Donnerstag 17 November 2016, 09:42

Eine erfolgreiche Woche für die Gerhardts

Es war zweifelsohne eine Woche, die die Familie Gerhardt noch lange in Erinnerung behalten wird. Am Dienstag gab Yannick im Freundschaftsspiel gegen Italien sein Debüt in der deutschen A-Nationalmannschaft der Männer, zwei Tage später bot seine vier Jahre jüngere Schwester Anna rund 13.500 Kilometer entfernt eine großartige Leistung bei der FIFA U-20-Frauen-Weltmeisterschaft 2016.

Im zweiten Gruppenspiel gegen Mexiko gab sie bei allen drei deutschen Toren die Vorlage – und wie. Immer wieder wirbelte sie auf dem linken Flügel die gegnerische Defensive durcheinander. "Sie ist bei uns in der Spitze von den Gegnern kaum zu stoppen", schwärmt Trainerin Maren Meinert gegenüber FIFA.com. "Im ersten Spiel gegen Venezuela war sie für mich die beste Spielerin auf dem Platz. Gegen Mexiko war es erneut eine sehr gute Leistung. Sie ist nicht nur schnell, sondern sucht inzwischen auch mal den Abschluss."

So geschehen bei der deutschen Führung, als Gerhardt von links in den Strafraum eindrang und mit rechts abschloss. Torhüterin Emily Alvarado konnte nur abblocken und Deutschlands Nummer 2 bewies ein gutes Auge, als sie, statt selbst zu schießen, für die besser postierte Stefanie Sanders auflegte, die aus kurzer Distanz nur noch den Fuß hinhalten musste. "Natürlich freue ich mich, dass das so gut geklappt hat. Drei Vorlagen in einem Spiel sind toll, aber viel wichtiger sind die drei Punkte. Diese Art von Spiel über den Flügel ist einfach meine Stärke", gibt sich die Hochgelobte in den Katakomben des National Football Stadiums von Port Moresby bescheiden. "Es ist großartig, dass wir den Sieg so sicher einfahren konnten. Wir sind super zufrieden mit den beiden Erfolgen und wollen nun auch den dritten Sieg, um mit einem positiven Gefühl ins Viertelfinale zu gehen."

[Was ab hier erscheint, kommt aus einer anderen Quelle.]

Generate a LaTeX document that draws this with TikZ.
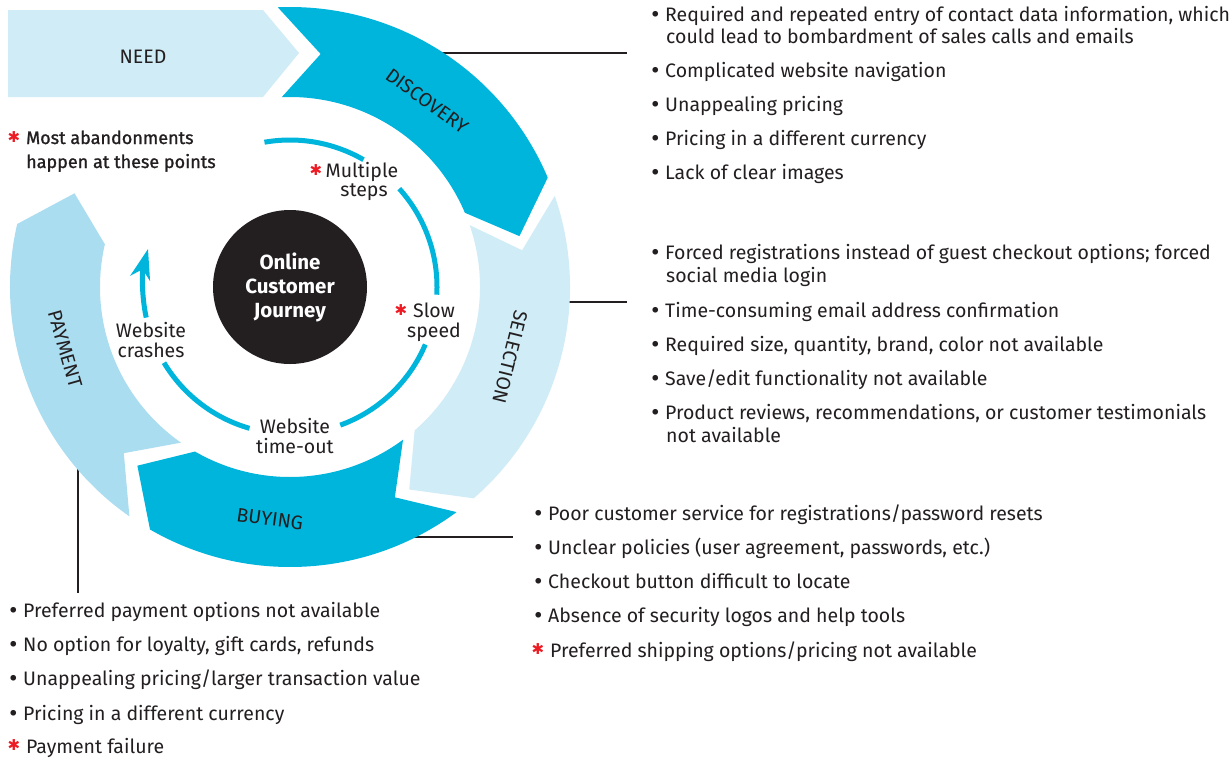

Bereits mit elf Jahren schloss sich die Mittelfeldspielerin dem 1. FC Köln an und schaffte es dort bis ins Bundesliga-Team. Seit diesem Sommer schnürt sie für den Ligarivalen und amtierenden deutschen Meister FC Bayern München die Fussballschuhe.

Moment mal: von der Außenposition mit dem Ball am Fuß mit Geschwindigkeit Richtung Strafraum laufen, Gegenspieler ausdribbeln und entweder direkt selbst abschließen oder in die Spitze passen? Und das von einem Akteur des FC Bayern? Das kommt einem doch bekannt vor. Genau! Arjen Robben. Der niederländische Weltklasse-Außenspieler ist berüchtigt und gefürchtet für jene Alleingänge. Kein Wunder, dass auch Gerhardt genau ihn als Vorbild nimmt. "Wenn ich es schaffe, dann schaue ich mir ihn schon gerne an, auch wenn er von rechts kommt und ich von links. Aber ich mag ebenfalls die Spielweise von David Alaba."

Der Österreicher ist Außenverteidiger, genau wie Gerhardt lange Zeit in den DFB-Juniorenteams. Daher auch die, für eine Außenstürmerin ungewöhnliche, Rückennummer 2. "Im Verein habe ich schon immer links in der Offensive gespielt, bei der Nationalmannschaft immer rechts hinten. Das hat sich nun geändert." Eine kluge Entscheidung von Meinert, wie sich bereits nach zwei Spielen in Papua-Neuguinea herausgestellt hat.

Mit Bruder Yannick, übrigens ebenfalls Außenverteidiger, steht Anna in regem Kontakt und natürlich saß auch er am frühen Freitagmorgen in Deutschland vor dem Fernseher, um seiner Schwester die Daumen drücken. Auf die Frage, wer denn von beiden nun besser Fussball spielen würde, gab sich Anna zum Abschluss des Interviews ganz diplomatisch. "Ich habe ihm als ich kleiner war natürlich schon etwas nachgeeifert, aber inzwischen würde ich mal sagen, dass wir gleichstark sind", erklärt die 18-Jährige mit einem Lachen und entschwindet im Mannschaftsbus.